Konversationsinteraktionen mit KI können manchmal zu unerwarteten oder ungenauen Antworten führen. Welche Sicherheitsvorkehrungen oder Praktiken schlagen Sie vor, um die Genauigkeit und Zuverlässigkeit der von ChatGPT bereitgestellten Informationen und Vorschläge bei Softwarearchitekturaufgaben zu gewährleisten?

Müller: Um sicherzustellen, dass die Informationen von ChatGPT korrekt sind, behandle ich sie wie jeden Ratschlag eines menschlichen Experten. Ich nutze mein Wissen, um schnell zu überprüfen, ob das, was gesagt wird, Sinn macht. Wenn ich besonders sicher sein will, schaue ich in offiziellen Dokumenten oder anderen vertrauenswürdigen Quellen nach, um die Fakten zu überprüfen.

Es ist auch erwähnenswert, dass ChatGPT immer besser wird. Vor einiger Zeit dachte man noch, es könne nur einfache mathematische Aufgaben lösen. Wenn Sie ChatGPT mittlerweile bitten, etwas zu berechnen, wird es Ihnen die richtigen Formeln zeigen, bevor es die richtige Antwort gibt. ChatGPT wird rasant weiterentwickelt.

Der Grundgedanke ist also, ChatGPT als hilfreiches Werkzeug zu benutzen, aber die Informationen immer doppelt zu überprüfen, um sicherzustellen, dass sie richtig sind.

Wie kann der Prüfer sicherstellen, dass nicht ChatGPT die reale iSAQB-Prüfungsaufgabe gelöst hat, sondern der Prüfling? Müssen die Prüfungsfragen in Zukunft anders gestellt werden?

Müller: Ich glaube nicht, dass wir einen Punkt erreichen werden, an dem KI-generierter Text automatisch identifiziert oder mit einem Wasserzeichen versehen werden kann. Beim Turing-Test, bei dem es eher um einen interaktiven Chat als um eine schriftliche Aufgabe geht, ist es wahrscheinlicher, dass Maschinen wie ChatGPT erkannt werden. Mittlerweile aber nicht wegen ihrer Fehler, sondern weil sie keine Fehler machen und über fast unendliches Wissen verfügen.

Das hat natürlich auch einen ethischen Aspekt. KI ist ein mächtiges Werkzeug, und die Frage ist nicht nur, ob wir es nutzen können, sondern auch, wie wir es verantwortungsvoll einsetzen sollten.

Um auf die Zertifizierung zurückzukommen: Diese enthält neben der schriftlichen Aufgabe auch noch eine mündliche Prüfung. Wenn ich mich im schriftlichen Teil zu sehr auf KI verlassen und den Inhalt nicht vollständig verstanden hätte, würde das in der mündlichen Prüfung deutlich werden.

Die Frage, die immer wieder auftaucht, ist, wie Large Language Models unser Berufsleben verändern werden.
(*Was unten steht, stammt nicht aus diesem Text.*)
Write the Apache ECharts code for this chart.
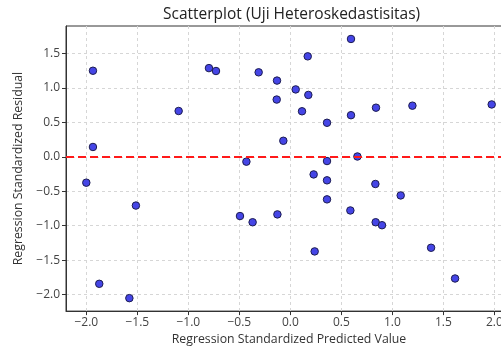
<!DOCTYPE html>
<html><head><meta charset="utf-8">
<script src="https://cdn.jsdelivr.net/npm/echarts@6/dist/echarts.min.js"></script>
<style>html,body{margin:0;padding:0;background:#fff;overflow:hidden;width:501px;height:350px}#c{width:512px;height:350px}</style>
</head><body><div id="c"></div>
<script>
var predicted = [-1.935,-0.798,-0.729,-0.311,-0.131,-0.134,-1.095,-1.935,-0.431,-0.069,
  0.594,0.170,0.052,0.176,0.114,0.594,0.839,1.196,1.973,0.359,
  0.359,0.657,-2.0,-1.514,-0.494,-0.370,-0.127,-1.873,-1.578,0.228,
  0.359,0.833,0.359,0.588,1.081,0.836,0.898,1.379,0.238,1.614];
var residual = [1.248,1.286,1.244,1.225,1.105,0.830,0.664,0.142,-0.071,0.232,
  1.709,1.457,0.977,0.897,0.660,0.603,0.712,0.741,0.759,0.493,
  -0.062,0.004,-0.376,-0.708,-0.860,-0.950,-0.836,-1.843,-2.051,-0.256,
  -0.342,-0.395,-0.618,-0.779,-0.561,-0.950,-0.993,-1.320,-1.373,-1.766];
var xTicks = [-2.0,-1.5,-1.0,-0.5,0.0,0.5,1.0,1.5,2.0];
var yTicks = [-2.0,-1.5,-1.0,-0.5,0.0,0.5,1.0,1.5];
var refLine = 0;

var font = 'Open Sans';
function fmt(v){ var s = Math.abs(v).toFixed(1); return (v < 0 ? '\u2212' : '') + s; }
var pts = predicted.map(function(x,i){ return [x, residual[i]]; });
var chart = echarts.init(document.getElementById('c'));
chart.setOption({
  animation:false,
  title:{text:'Scatterplot (Uji Heteroskedastisitas)', left:158, top:2,
    textStyle:{fontFamily:font, fontSize:15.5, fontWeight:'normal', color:'#222'}},
  grid:{left:66, top:26, right:0, bottom:35, show:true, borderColor:'#333', borderWidth:1, backgroundColor:'transparent'},
  xAxis:{type:'value', min:-2.199, max:2.172,
    name:'Regression Standardized Predicted Value', nameLocation:'middle', nameGap:21,
    nameTextStyle:{fontFamily:font, fontSize:12.3, color:'#333'},
    axisLine:{show:true, onZero:false, lineStyle:{color:'#333'}},
    axisTick:{show:true, length:4, lineStyle:{color:'#333'}, customValues:xTicks},
    axisLabel:{fontFamily:font, fontSize:12, color:'#444', margin:5, customValues:xTicks, formatter:fmt},
    splitLine:{show:true, lineStyle:{color:'#d6d6d6', type:[3,3], width:1}}},
  yAxis:{type:'value', min:-2.239, max:1.897,
    name:'Regression Standardized Residual', nameLocation:'middle', nameGap:42,
    nameTextStyle:{fontFamily:font, fontSize:12.3, color:'#333'},
    axisLine:{show:true, onZero:false, lineStyle:{color:'#333'}},
    axisTick:{show:true, length:4, lineStyle:{color:'#333'}, customValues:yTicks},
    axisLabel:{fontFamily:font, fontSize:12, color:'#444', margin:6, customValues:yTicks, formatter:fmt},
    splitLine:{show:true, lineStyle:{color:'#d6d6d6', type:[3,3], width:1}}},
  series:[{type:'scatter', data:pts, symbolSize:7.5,
    itemStyle:{color:'#4545e6', borderColor:'#1c1c50', borderWidth:1, opacity:1},
    markLine:{silent:true, symbol:'none', label:{show:false},
      lineStyle:{color:'#ff1a1a', type:[8,4], width:2},
      data:[{yAxis:refLine}]}}]
});
</script></body></html>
Was denken Sie, welchen Einfluss werden ChatGPT und ähnliche Tools auf die Rolle des Softwarearchitekten in der Zukunft haben?

Es gibt zwar die weitverbreitete Vorstellung, dass KI den Menschen eines Tages überflüssig machen wird, aber ich teile diese Ansicht nicht. Die Vorstellung, dass Technologien den Menschen ersetzen, ist in der IT-Welt schon früher aufgetaucht, und sie hat sich eher als Mythos denn als Realität erwiesen. Ich sehe die KI als ein Werkzeug, das uns neue und effizientere Arbeitsmethoden ermöglicht. Sie wird uns in die Lage versetzen, bessere Systeme schneller zu entwickeln und immer komplexere Architekturen zu verwalten.

Das Wesen der Rolle des Softwarearchitekten wird sich meines Erachtens jedoch nicht ändern. Unsere analytischen Fähigkeiten werden unverzichtbar bleiben, ebenso wie unsere Fähigkeit, effektiv zu kommunizieren und die Bedürfnisse des Kunden in den Vordergrund zu stellen. Im Grunde genommen wird KI unsere Fähigkeiten ergänzen, nicht ersetzen.

Das Interview führten Dehla Sokenou und Lukas Zühl.